I fail to give God the credit (glory) for what He accomplishes in my life.

And when I hit the head winds in life (and there are always going to be head winds) I need to remember that I can draft behind Jesus every time.  I just need to have the confidence to move in close to Him and let Him lead the way.

When you draft with a fellow biker you've got to keep your eyes on them to avoid disaster.  The same is true of Jesus.  Keeping focused on Him will help me avoid disaster and although I still have to put effort in the journey, He makes it a whole lot easier!

I'm sure there's a good analogy about going up the hills.  I'll be thinking about that the next time I'm faced with one.

Pinckney Island, July 2012


Thursday, September 6, 2012

If it were only that simple

The second night of the new fall class and it was already half the size we started with... and I'm not referring to the numbers on the scales.  Two class members knew they would be out and gave me a heads up about missing.  I get that. We have busy lives.

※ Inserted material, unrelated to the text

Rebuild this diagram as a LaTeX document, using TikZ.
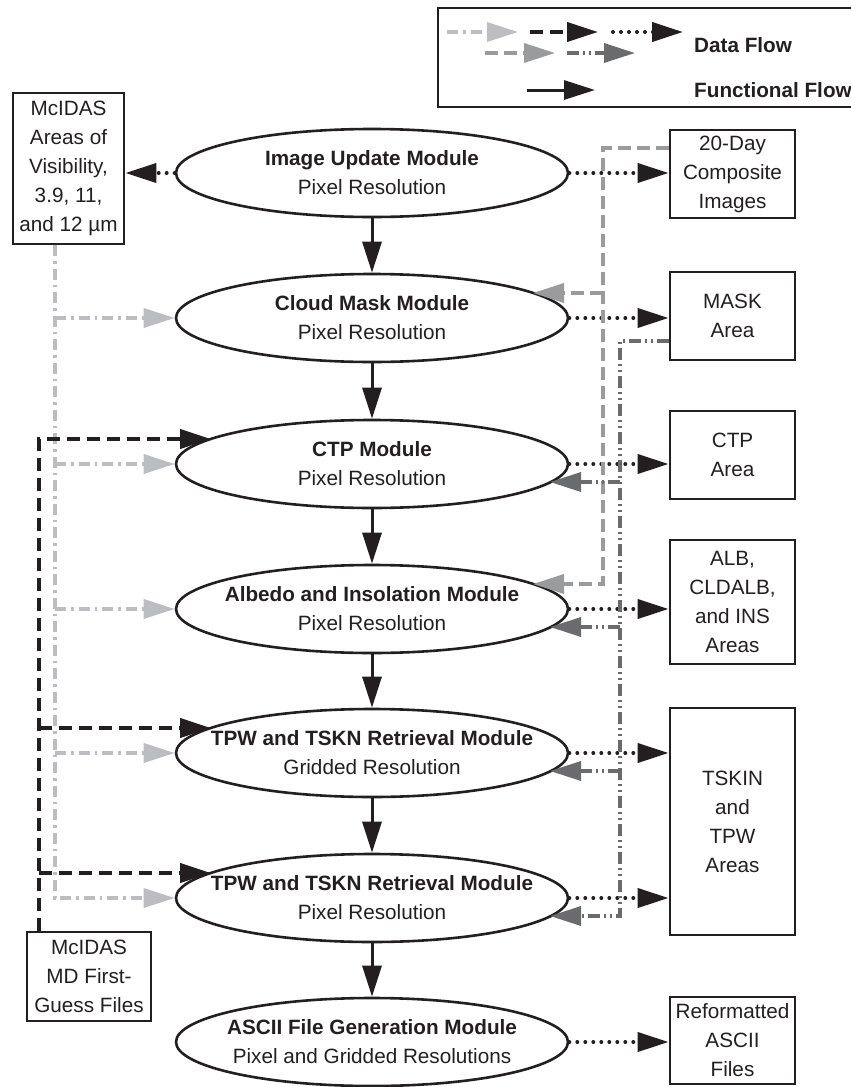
\documentclass[tikz,border=0pt]{standalone}
\usepackage{fontspec}
\setmainfont{Liberation Sans}
\usetikzlibrary{arrows.meta,shapes.geometric,calc}
\definecolor{ink}{HTML}{231F20}
\definecolor{lgray}{HTML}{BCBDC0}
\definecolor{mgray}{HTML}{9A9B9D}
\definecolor{dgray}{HTML}{6A6B6D}
\begin{document}
\begin{tikzpicture}[x=1pt,y=-1pt,
  txt/.style={font=\fontsize{20.7}{29}\selectfont, text=ink},
  module/.style={ellipse, draw=ink, line width=2.6pt, minimum width=392pt, minimum height=88pt, inner xsep=-60pt, inner ysep=-12pt, align=center, txt},
  store/.style={draw=ink, line width=2.8pt, inner sep=0pt, align=center, txt},
  tip/.style={-{Triangle[length=31pt,width=19pt]}},
  funcflow/.style={ink, line width=3pt, tip},
  dotflow/.style={ink, line width=4pt, line cap=round, dash pattern=on 0pt off 8pt, tip},
  bkflow/.style={ink, line width=4pt, dash pattern=on 13pt off 7pt, tip},
  lgflow/.style={lgray, line width=3.5pt, dash pattern=on 11pt off 5pt on 2.5pt off 5pt, tip},
  mgflow/.style={mgray, line width=3.5pt, dash pattern=on 13pt off 6pt, tip},
  dgflow/.style={dgray, line width=3.5pt, dash pattern=on 12pt off 4pt on 2pt off 4pt on 2pt off 4pt, tip}
]
\useasboundingbox (0,0) rectangle (851,1087);

% legend
\node[draw=ink, line width=2.8pt, minimum width=414pt, minimum height=99pt, inner sep=0pt] (legend) at (645,57.5) {};
\coordinate (l1a) at (447,32); \coordinate (l1b) at (518,32);
\coordinate (l2a) at (530,32); \coordinate (l2b) at (598,32);
\coordinate (l3a) at (613,32); \coordinate (l3b) at (683,32);
\coordinate (l4a) at (485,53); \coordinate (l4b) at (555,53);
\coordinate (l5a) at (567,53); \coordinate (l5b) at (635,53);
\coordinate (l6a) at (527,90); \coordinate (l6b) at (595,90);
\draw[lgflow] (l1a) -- (l1b);
\draw[bkflow] (l2a) -- (l2b);
\draw[dotflow] (l3a) -- (l3b);
\draw[mgflow] (l4a) -- (l4b);
\draw[dgflow] (l5a) -- (l5b);
\draw[funcflow] (l6a) -- (l6b);
\node[txt, anchor=west, inner sep=0pt] (ldata) at (694,45) {\bfseries Data Flow};
\node[txt, anchor=west, inner sep=0pt] (lfunc) at (694,90) {\bfseries Functional Flow};

% modules
\node[module] (img) at (372,173) {{\bfseries Image Update Module}\\Pixel Resolution};
\node[module] (cloud) at (372,318) {{\bfseries Cloud Mask Module}\\Pixel Resolution};
\node[module] (ctp) at (372,464) {{\bfseries CTP Module}\\Pixel Resolution};
\node[module] (albedo) at (372,609) {{\bfseries Albedo and Insolation Module}\\Pixel Resolution};
\node[module] (tpwg) at (372,753) {{\bfseries TPW and TSKN Retrieval Module}\\Gridded Resolution};
\node[module] (tpwp) at (372,898) {{\bfseries TPW and TSKN Retrieval Module}\\Pixel Resolution};
\node[module] (ascii) at (372,1042) {{\bfseries ASCII File Generation Module}\\Pixel and Gridded Resolutions};

% left stores
\node[store, minimum width=111pt, minimum height=151pt] (vis) at (68.5,168.5) {McIDAS\\Areas of\\Visibility,\\3.9, 11,\\and 12 µm};
\node[store, minimum width=124pt, minimum height=89pt] (md) at (89,976.5) {McIDAS\\MD First-\\Guess Files};

% right stores
\node[store, minimum width=125pt, minimum height=88pt] (day20) at (732.5,174) {20-Day\\Composite\\Images};
\node[store, minimum width=125pt, minimum height=88pt] (mask) at (732.5,316) {MASK\\Area};
\node[store, minimum width=125pt, minimum height=88pt] (ctpa) at (732.5,455) {CTP\\Area};
\node[store, minimum width=125pt, minimum height=124pt] (alb) at (732.5,602) {ALB,\\CLDALB,\\and INS\\Areas};
\node[store, minimum width=125pt, minimum height=227pt] (tskin) at (732.5,821.5) {TSKIN\\and\\TPW\\Areas};
\node[store, minimum width=125pt, minimum height=87pt] (refmt) at (732.5,1040.5) {Reformatted\\ASCII\\Files};

% functional flow
\draw[funcflow] (img.south) -- (cloud.north);
\draw[funcflow] (cloud.south) -- (ctp.north);
\draw[funcflow] (ctp.south) -- (albedo.north);
\draw[funcflow] (albedo.south) -- (tpwg.north);
\draw[funcflow] (tpwg.south) -- (tpwp.north);
\draw[funcflow] (tpwp.south) -- (ascii.north);

% dotted outputs
\draw[dotflow] (img.west) -- (img.west -| vis.east);
\draw[dotflow] (img.east) -- (img.east -| day20.west);
\draw[dotflow] (cloud.east) -- (cloud.east -| mask.west);
\draw[dotflow] (ctp.east) -- (ctp.east -| ctpa.west);
\draw[dotflow] (albedo.east) -- (albedo.east -| alb.west);
\draw[dotflow] (tpwg.east) -- (tpwg.east -| tskin.west);
\draw[dotflow] (tpwp.east) -- (tpwp.east -| tskin.west);
\draw[dotflow] (ascii.east) -- (ascii.east -| refmt.west);

% light gray inputs from visibility areas
\coordinate (gx) at (55,0);
\draw[lgflow] (vis.south -| gx) -- (gx |- tpwp.west) -- (tpwp.west);
\draw[lgflow] (gx |- cloud.west) -- (cloud.west);
\draw[lgflow] (gx |- ctp.west) -- (ctp.west);
\draw[lgflow] (gx |- albedo.west) -- (albedo.west);
\draw[lgflow] (gx |- tpwg.west) -- (tpwg.west);

% black dashed inputs from first-guess files
\coordinate (bx) at (39,0);
\coordinate (ctpin) at ($(ctp.center)+(-161,-25)$);
\coordinate (tpwgin) at ($(tpwg.center)+(-161,-25)$);
\coordinate (tpwpin) at ($(tpwp.center)+(-161,-25)$);
\draw[bkflow] (md.north -| bx) -- (bx |- ctpin) -- (ctpin);
\draw[bkflow] (bx |- tpwgin) -- (tpwgin);
\draw[bkflow] (bx |- tpwpin) -- (tpwpin);

% medium gray from composite images
\coordinate (mx) at (603,0);
\coordinate (day20w) at ($(day20.west)+(0,-26)$);
\coordinate (cloudin) at ($(cloud.center)+(161,-25)$);
\coordinate (albin) at ($(albedo.center)+(161,-25)$);
\draw[mgflow] (day20w) -- (mx |- day20w) -- (mx |- albin) -- (albin);
\draw[mgflow] (mx |- cloudin) -- (cloudin);

% dark gray from mask
\coordinate (dx) at (620,0);
\coordinate (maskw) at ($(mask.west)+(0,25)$);
\coordinate (ctpin2) at ($(ctp.center)+(178,18)$);
\coordinate (albin2) at ($(albedo.center)+(178,18)$);
\coordinate (tpwgin2) at ($(tpwg.center)+(178,18)$);
\coordinate (tpwpin2) at ($(tpwp.center)+(178,18)$);
\draw[dgflow] (maskw) -- (dx |- maskw) -- (dx |- tpwpin2) -- (tpwpin2);
\draw[dgflow] (dx |- ctpin2) -- (ctpin2);
\draw[dgflow] (dx |- albin2) -- (albin2);
\draw[dgflow] (dx |- tpwgin2) -- (tpwgin2);
\end{tikzpicture}
\end{document}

Two class members were out because of illness.  Again, I get that.

But three class members were missing in action with no explanation.

According to the 'grapevine' two of the three who dropped were disappointed in the class.  It wasn't what they were expecting.  They wanted someone to TELL them what to do and then they would do it and they would magically lose weight. Problem solved.

If it were only that simple.  I wish I had some magical solution to obesity.  I don't.  However, with this program I do have practical solutions that will help all of us achieve balance in our physical, emotion, mental and spiritual health.

The problem of course is that in order to benefit from the practical solutions you have to have a head and heart ready to RECEIVE them so you can APPLY them.  You have to have to be willing to PERSEVERE when things don't go as you hoped they would.

First Place 4 Health isn't for everyone. I know that.  It's hard. I know that. It takes time. I know that.

I don't need someone telling me what I need to do to lose weight.  I already know that too.

I just need the support, accountability and encouragement from the ladies in the Wednesday night circle. I need the help and comfort of God to keep me focused and motivated.  I need to press on!

What I do in the middle of this journey will determine how well I finish.